We have had several parents ask why one of the tools we use called MyMaths will not work on iPad or Android devices.
I thought I should just take a moment to explain what is happening with these devices, and why MyMaths functions are currently limited on them.
MyMaths is a product by Oxford University Press and is mostly written in Adobe Flash, a plugin that was very popular to put multimedia content onto the web for the first 15 years of the internet boom. When the iPad was launched in 2010, Apple decided not to support Flash directly on the device, due to their stated worries about battery life, security with Adobe Flash and their desire for Internet developers to move away from Adobe Flash and start using the free and open standard HTML5 to create this content instead. Apple iPad, iPhone, and Android phones and devices do not support Adobe Flash content.

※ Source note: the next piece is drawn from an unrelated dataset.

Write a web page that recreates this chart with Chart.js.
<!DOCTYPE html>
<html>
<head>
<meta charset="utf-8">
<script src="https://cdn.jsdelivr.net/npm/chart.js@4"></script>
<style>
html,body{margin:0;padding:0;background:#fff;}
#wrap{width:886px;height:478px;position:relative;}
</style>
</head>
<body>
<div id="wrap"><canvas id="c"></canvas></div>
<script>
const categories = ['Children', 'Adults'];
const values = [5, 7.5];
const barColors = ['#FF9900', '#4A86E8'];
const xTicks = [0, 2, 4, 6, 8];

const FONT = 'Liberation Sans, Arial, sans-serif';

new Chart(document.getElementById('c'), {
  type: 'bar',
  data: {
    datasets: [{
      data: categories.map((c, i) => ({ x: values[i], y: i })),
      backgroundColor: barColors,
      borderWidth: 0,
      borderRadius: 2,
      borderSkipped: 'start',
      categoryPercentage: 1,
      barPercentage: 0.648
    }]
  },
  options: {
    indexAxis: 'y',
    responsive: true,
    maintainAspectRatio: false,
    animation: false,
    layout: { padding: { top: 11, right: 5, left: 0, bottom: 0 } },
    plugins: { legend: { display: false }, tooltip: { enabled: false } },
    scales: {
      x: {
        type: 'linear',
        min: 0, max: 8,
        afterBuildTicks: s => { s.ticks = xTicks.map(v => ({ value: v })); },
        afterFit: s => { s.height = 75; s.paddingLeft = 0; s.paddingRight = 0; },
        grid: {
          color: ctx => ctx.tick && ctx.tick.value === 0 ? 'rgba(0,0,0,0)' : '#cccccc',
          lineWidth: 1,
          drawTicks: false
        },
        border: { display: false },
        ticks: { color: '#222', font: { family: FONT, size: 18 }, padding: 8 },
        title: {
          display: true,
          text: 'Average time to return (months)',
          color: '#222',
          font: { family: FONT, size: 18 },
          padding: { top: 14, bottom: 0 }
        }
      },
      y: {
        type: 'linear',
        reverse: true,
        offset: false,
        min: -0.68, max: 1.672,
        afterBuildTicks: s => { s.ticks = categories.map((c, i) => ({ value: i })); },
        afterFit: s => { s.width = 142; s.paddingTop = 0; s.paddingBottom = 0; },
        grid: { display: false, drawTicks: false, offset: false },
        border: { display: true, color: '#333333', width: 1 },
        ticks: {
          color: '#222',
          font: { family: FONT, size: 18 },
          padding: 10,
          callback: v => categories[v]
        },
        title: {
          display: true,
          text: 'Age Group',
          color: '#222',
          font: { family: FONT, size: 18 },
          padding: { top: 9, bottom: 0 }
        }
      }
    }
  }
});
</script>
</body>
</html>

Adobe has recently announced due to the many businesses moving away from Flash and a lack of mobile device support that it will no longer be supporting Flash from 2020, and are encouraging developers to move to HTML5.

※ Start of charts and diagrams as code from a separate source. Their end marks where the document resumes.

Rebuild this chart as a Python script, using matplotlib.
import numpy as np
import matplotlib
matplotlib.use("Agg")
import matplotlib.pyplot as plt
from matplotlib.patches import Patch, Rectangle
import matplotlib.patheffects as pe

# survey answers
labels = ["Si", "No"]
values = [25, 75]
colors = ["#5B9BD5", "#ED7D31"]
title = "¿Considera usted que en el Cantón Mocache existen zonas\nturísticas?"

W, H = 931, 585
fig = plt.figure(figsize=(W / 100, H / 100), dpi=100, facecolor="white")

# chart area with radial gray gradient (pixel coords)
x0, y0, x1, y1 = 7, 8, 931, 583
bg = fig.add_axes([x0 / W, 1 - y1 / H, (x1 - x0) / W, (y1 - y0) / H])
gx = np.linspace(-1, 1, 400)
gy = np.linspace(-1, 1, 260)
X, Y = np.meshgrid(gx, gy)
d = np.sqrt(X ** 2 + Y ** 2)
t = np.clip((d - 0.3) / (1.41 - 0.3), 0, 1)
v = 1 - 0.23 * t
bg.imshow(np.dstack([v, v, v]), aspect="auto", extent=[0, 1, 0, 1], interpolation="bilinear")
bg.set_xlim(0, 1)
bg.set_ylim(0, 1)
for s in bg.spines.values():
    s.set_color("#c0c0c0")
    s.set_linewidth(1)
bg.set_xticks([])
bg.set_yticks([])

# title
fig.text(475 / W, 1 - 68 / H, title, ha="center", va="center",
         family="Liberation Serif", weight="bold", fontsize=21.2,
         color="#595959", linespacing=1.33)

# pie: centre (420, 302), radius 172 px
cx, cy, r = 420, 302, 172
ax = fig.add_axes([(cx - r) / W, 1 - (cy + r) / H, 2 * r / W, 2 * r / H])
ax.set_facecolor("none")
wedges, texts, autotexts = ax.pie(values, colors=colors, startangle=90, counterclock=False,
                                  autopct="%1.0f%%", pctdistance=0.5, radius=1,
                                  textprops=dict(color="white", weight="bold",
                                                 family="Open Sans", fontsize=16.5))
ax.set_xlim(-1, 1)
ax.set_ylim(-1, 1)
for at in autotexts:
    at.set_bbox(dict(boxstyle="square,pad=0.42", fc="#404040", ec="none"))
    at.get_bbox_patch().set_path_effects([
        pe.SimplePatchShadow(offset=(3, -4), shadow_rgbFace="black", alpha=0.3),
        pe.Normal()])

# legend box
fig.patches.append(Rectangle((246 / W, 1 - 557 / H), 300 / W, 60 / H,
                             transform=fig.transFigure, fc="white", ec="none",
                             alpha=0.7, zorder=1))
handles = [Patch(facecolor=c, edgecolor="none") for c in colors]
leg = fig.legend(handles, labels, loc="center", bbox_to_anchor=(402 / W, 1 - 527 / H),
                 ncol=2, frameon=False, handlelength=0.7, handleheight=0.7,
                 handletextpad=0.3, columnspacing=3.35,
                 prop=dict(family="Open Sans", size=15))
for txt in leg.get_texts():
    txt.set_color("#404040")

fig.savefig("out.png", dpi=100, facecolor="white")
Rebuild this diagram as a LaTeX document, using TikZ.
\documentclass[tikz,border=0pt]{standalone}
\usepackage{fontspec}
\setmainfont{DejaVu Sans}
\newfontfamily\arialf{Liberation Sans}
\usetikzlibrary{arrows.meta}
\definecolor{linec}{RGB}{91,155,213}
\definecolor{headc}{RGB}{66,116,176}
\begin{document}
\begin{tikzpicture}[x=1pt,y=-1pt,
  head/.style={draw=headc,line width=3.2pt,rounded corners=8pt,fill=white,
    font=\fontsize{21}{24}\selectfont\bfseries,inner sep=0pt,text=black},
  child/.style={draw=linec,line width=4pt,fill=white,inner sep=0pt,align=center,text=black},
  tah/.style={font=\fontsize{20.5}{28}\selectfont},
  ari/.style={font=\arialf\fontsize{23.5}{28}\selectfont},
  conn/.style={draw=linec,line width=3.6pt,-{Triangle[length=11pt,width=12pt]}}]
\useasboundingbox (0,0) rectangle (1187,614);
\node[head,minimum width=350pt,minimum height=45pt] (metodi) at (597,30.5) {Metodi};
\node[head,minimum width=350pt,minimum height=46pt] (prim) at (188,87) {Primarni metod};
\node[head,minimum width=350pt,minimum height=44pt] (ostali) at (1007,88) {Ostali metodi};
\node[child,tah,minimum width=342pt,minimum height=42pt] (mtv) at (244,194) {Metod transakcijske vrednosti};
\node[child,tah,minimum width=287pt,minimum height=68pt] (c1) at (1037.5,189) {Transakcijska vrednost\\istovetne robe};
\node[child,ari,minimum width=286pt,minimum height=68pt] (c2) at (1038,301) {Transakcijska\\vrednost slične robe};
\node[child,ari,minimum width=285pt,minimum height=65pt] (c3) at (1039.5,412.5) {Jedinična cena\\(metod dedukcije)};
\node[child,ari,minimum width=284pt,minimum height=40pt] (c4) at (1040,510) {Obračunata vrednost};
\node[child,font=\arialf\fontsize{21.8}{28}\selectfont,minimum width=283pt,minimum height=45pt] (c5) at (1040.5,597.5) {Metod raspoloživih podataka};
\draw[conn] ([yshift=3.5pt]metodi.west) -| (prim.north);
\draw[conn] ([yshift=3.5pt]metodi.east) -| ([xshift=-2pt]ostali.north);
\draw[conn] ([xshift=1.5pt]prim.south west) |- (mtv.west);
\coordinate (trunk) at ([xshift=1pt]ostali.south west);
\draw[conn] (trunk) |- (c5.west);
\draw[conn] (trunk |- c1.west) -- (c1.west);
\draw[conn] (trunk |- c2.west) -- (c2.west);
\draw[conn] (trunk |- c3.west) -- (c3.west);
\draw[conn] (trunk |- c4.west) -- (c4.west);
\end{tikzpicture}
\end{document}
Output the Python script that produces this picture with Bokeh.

Oxford University Press has announced that they are working on moving all of their content from Adobe Flash to HTML5. At the time of writing, MyMaths has announced that they have moved 83 of the online homework tasks to HTML5.
Unfortunately, this conversion task can take some time to complete as it requires rewriting a lot of these tasks from the ground up. MyMaths is working on this as quickly as possible as they realise that without converting from using Adobe Flash they will not have a viable business in the next few years. Until this conversion is complete, they always recommend that you use computers that are capable of Adobe Flash use, such as Windows, Mac and Linux machine running the full desktop versions browsers such as Microsoft Edge, Google Chrome, Mozilla Firefox or Apple Safari.

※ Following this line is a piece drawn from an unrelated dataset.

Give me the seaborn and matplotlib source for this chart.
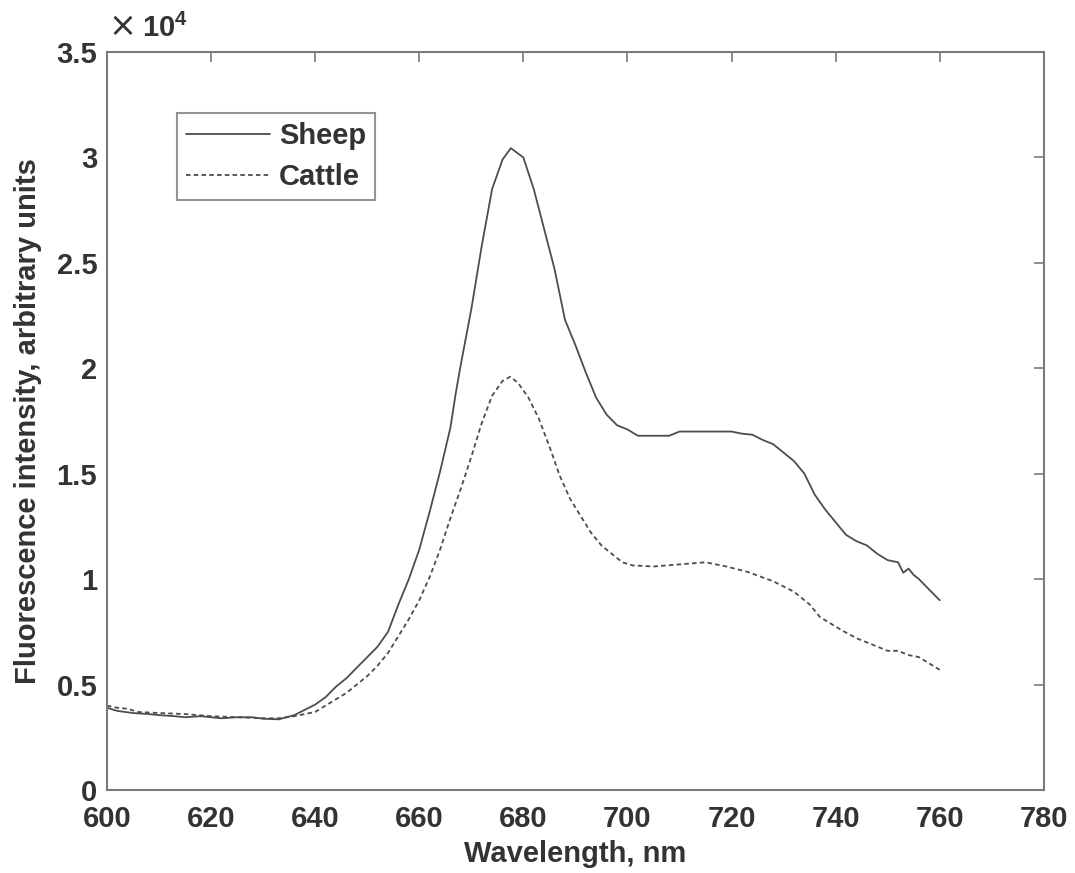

There are some tools that will enable you to view Flash content on the iPad, however, I hesitate to recommend any of these apps. This is because they use a technology called proxies in order to display content to you, and these can also be used to bypass security systems you may have in place to filter content on the internet at home. Proxies also by their nature collect any information that you put into them such as usernames and passwords, leaving systems insecure.
To recommend these applications would be a dereliction of our duty to safeguard your children against the threats that the Internet can pose if not used correctly and sensibly.